Task to carry out »
Return the lines below exactly, from the first line to the line that contains "from bokeh.resources import INLINE". Leave out pictures.

-- Recorded information start --

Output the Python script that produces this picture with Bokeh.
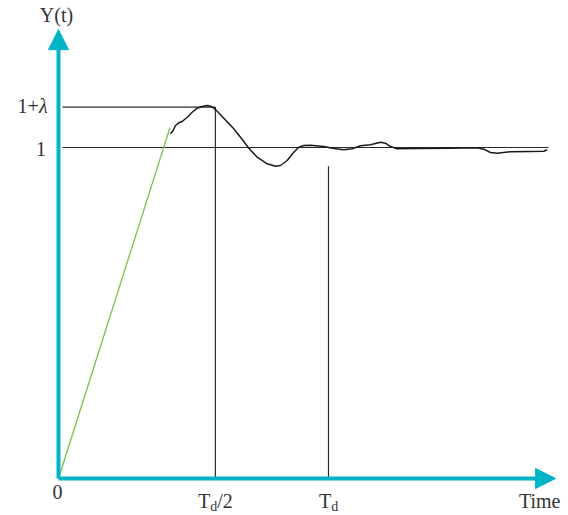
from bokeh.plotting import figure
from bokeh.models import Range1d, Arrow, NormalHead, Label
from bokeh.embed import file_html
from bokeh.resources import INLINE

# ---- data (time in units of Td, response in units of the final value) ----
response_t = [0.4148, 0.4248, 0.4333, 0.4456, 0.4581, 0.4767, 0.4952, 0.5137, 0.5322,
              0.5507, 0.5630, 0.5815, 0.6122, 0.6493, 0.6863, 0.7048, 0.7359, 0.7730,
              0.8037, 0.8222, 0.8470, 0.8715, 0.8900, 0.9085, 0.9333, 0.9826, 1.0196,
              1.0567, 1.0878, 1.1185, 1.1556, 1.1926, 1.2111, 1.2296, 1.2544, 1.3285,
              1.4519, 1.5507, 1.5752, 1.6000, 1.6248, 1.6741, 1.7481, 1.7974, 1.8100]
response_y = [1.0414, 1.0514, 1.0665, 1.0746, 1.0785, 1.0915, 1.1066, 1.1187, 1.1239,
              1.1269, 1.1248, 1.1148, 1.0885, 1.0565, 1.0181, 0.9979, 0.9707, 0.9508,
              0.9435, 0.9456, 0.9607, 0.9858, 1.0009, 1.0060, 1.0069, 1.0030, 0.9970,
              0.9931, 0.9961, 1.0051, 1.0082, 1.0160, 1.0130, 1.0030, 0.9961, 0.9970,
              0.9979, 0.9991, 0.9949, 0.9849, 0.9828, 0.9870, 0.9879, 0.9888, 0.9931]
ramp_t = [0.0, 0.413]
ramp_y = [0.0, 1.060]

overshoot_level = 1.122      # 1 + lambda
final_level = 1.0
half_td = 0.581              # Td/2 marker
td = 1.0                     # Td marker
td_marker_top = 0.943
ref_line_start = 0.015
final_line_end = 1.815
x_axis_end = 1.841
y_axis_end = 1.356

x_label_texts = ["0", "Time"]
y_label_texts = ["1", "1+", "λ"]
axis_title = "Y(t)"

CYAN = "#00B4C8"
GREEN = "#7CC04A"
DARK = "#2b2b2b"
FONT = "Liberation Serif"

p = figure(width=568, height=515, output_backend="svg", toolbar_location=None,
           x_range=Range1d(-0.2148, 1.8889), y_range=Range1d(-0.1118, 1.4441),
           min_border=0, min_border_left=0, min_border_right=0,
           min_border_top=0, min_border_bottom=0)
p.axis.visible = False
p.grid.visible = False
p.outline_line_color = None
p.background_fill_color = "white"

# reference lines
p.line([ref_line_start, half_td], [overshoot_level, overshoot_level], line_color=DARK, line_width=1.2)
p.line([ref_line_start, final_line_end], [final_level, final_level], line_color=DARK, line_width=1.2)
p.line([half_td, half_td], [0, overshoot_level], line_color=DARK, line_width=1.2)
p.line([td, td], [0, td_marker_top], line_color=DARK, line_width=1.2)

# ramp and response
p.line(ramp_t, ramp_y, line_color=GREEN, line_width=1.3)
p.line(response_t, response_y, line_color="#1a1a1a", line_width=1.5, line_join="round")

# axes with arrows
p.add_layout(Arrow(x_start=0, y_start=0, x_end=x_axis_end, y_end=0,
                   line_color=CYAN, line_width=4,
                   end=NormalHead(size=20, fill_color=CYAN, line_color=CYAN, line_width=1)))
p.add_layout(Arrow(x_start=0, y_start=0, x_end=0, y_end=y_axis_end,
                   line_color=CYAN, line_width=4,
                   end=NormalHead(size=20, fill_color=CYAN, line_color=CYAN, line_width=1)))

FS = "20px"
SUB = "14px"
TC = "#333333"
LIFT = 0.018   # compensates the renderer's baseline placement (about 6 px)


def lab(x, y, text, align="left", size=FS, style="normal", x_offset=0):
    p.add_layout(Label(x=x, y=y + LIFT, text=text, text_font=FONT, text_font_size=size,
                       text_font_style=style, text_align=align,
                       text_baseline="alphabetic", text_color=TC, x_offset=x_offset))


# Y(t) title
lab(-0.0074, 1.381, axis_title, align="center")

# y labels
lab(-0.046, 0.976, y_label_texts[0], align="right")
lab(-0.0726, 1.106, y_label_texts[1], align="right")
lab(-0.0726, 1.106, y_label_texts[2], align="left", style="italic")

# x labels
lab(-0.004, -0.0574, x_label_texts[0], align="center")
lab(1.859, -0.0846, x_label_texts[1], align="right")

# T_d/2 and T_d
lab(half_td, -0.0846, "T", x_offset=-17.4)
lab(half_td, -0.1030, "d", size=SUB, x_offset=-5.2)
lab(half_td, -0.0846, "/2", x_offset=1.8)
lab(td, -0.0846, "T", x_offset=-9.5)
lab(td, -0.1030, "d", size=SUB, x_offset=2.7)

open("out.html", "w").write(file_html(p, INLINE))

-- Recorded information end --

Response below »
Output the Python script that produces this picture with Bokeh.
from bokeh.plotting import figure
from bokeh.models import Range1d, Arrow, NormalHead, Label
from bokeh.embed import file_html
from bokeh.resources import INLINE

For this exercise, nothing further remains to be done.